During Simeon's administration, seven miracles are said to have occurred. A blessing rested (1) on the offering of the first fruits, (2) on the two sacrificial loaves, and (3) on the loaves of showbread, in that, although each priest received a portion no larger than an olive, he ate and was satiated without even consuming the whole of it; (4) the lot cast for God always came into the right hand; (5) the red thread around the neck of the goat or ram became white on Yom Kippur; (6) the light in the Temple never failed; and (7) the fire on the altar required but little wood to keep it burning.

The Mishnah records that during the priesthood of Simeon the Just, two red heifers were burnt at the sacrificial place built on the Mount of Olives.

Simeon is said to have held office for forty years. On a certain Yom Kippur he came from the Holy of Holies in a sad mood, and when asked the reason, he replied that on every Yom Kippur a figure clothed in white had ushered him into the Holy of Holies and then had escorted him out. This time, however, the apparition had been clothed in black and had conducted him in, but had not led him out, a sign that this year was to be his last. He is said to have fallen ill soon after, for seven days, and died after Sukkot.

==Commemoration==
His personality, and the high esteem in which he was held, are shown by a poem in Sirach which compares him, at the moment of his exit from the Holy of Holies, to the sun, moon, and stars, and to the most magnificent plants. This poem appeared with certain changes in the Yom Kippur mussaf service, known by the title Mareh Kohen.

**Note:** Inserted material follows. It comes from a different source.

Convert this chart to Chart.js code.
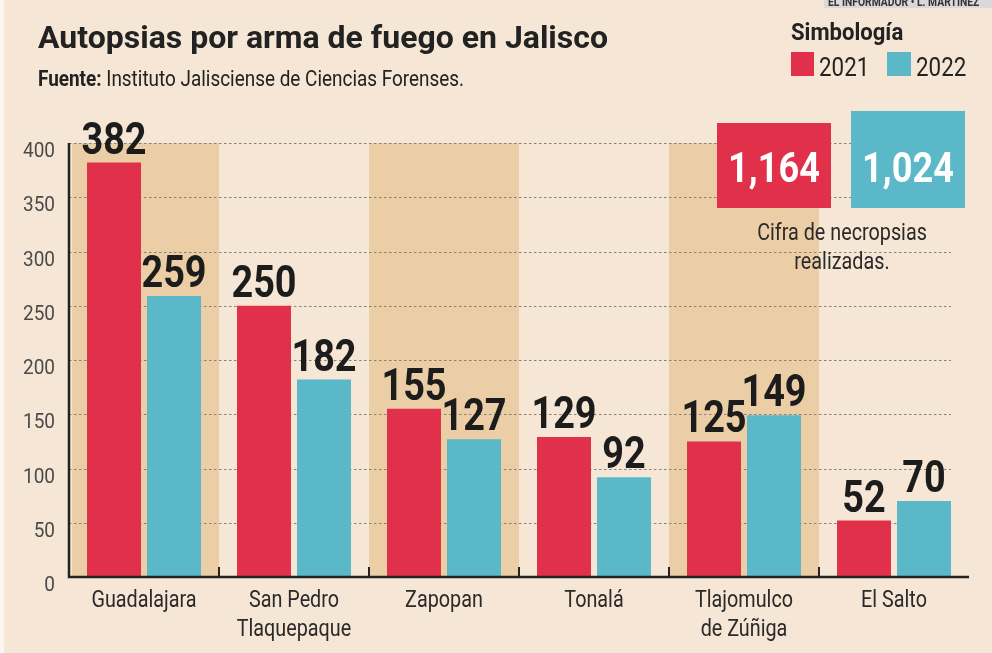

Without the presence of Shimon HaTzaddik among them, the Jewish people were no longer worthy of the miracles that had occurred during his lifetime. For this reason, following his death, the priests, refrained from blessing the Jewish people with the explicit name of God, the Tetragrammaton in the priestly blessing.

==Quotes==
- "The world exists through three things: the [Torah] Law, Service [Temple sacrifice, later replaced by prayer], and acts of loving kindness."